Charles Molloy

Life
?1690-1767; thought born at Birr, King’s Country (now Co. Offaly); ed. TCD, and fellow; student Gray’s Inn; entered Middle Temple; practised law in London and wrote for papers; wrote three successful comedies, The Perplexed Couple (Lincoln's Inn 1715); The Coquet (Lincoln's Inn 1718); The Half-Pay Officers (Lincoln's Inn 1720); ed., Fog’s Journal, the Whig organ, from Oct. 1728; prop.-ed., Common Sense: or the Englishman's Journal (1737), with contrib. from Lord Lyttleton et. al.; married an heiress, d. London, 16 July 1767. RR PI ODNB CAB DIW DIL2 OCIL

 

Works
Molloy , et. al., Common Sense: or the Englishman’s Journal, 2 vols. (London: [n.pub.]1737) [reprinted from the periodical].

 

Commentary
Joseph Leerssen, Mere Irish & Fíor Ghael (Amsterdam 1986), remarks that Charles Molloy’s The Half-Pay Officers (1720), borrows characters Fluellen and Macmorris (Mackmorrice) from Shakespeare’s Henry V. (Leerssen, p.127.)

[ top ]

References
Richard Ryan, Biographia Hibernica: Irish Worthies (1821), Vol. II: ‘AN author of some ingenuity, was born in the city of Dublin, and received part of his education at Trinity college. At his first coming to England he entered himself of the Middle Temple, and was supposed to have wrote considerably in a periodical paper, called Fog’s Journal, and afterwards to have been the principal writer in another paper, entitled, Common Sense. Our author had large offers made him to write in defence of Sir Robert Walpole, but these he rejected; notwithstanding which, at the great change in the ministry [432] in 1742, he was entirely neglected, as well as his fellow-labourer Amherst, who conducted “The Craftsman." Mr. Molloy, however, having married a lady of fortune, was in circumstances which enabled him to treat the ingratitude of his patriotic friends with the contempt it deserved. He lived many years after this period, and died July 16th, 1767. He was buried at Edmonton, 20th July. He wrote three dramatic pieces, 1. Perplexed Couple, 1715, l2mo.; - 2. The Coquet, 1718, 8vo.; - 3. Half-pay Officers, 1720, 12mo. none of which met with any very extraordinary success.’ (pp.432-33.)

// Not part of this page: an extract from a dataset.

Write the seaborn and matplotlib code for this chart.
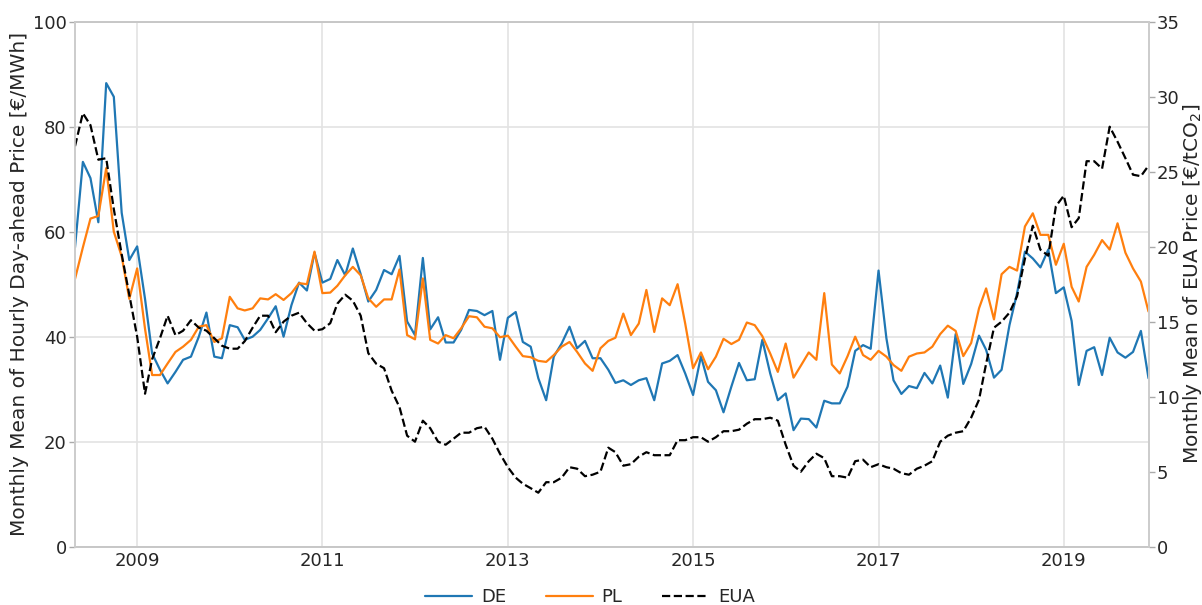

Charles Read, ed., A Cabinet of Irish Literature (3 vols., 1876-78) reports that both his parents were descendents of ‘good families’; contributed to Fog’s Journal [see Swift, Sheridan], after his three dramatic successes [as above], The Perplexed Couple (London 1715); The Coquette (1718) [in which Mademoiselle Fanast is the coquette, and La Jupe her maid]; The Half-Pay Officers (1720). Selections from The Perplexed Couple, and The Coquette.

D. J. O’Donoghue, Poets of Ireland (Dublin: Hodges Figgis 1912), also, ed. Fog’s Journal (1728), and Common Sense (1737); he became proprietor-editor of Common Sense, which published Lord Chesterfield, Lord Lyttleton, and Dr. King; refuse inducements to write in defence of Walpole, but not rewarded by his opponents. Note that details of the other Charles Molloy (b.1646) are given here.

See also J. S. Crone. Compendium of Irish Biography.

 

Quotations
Leon in The Perplexed Couple (1715): ‘Sincere! O hideous - What a thing you have named; no, no, sir, well-bred people are never sincere; ’tis modish to flatter, lie, and deceive. I hate you out-of-fashion good qualities. Sincerity’s altogether of vulgar extraction.’ (Quoted in Charles Read, ed., A Cabinet of Irish Literature, 3 vols., 1876-78).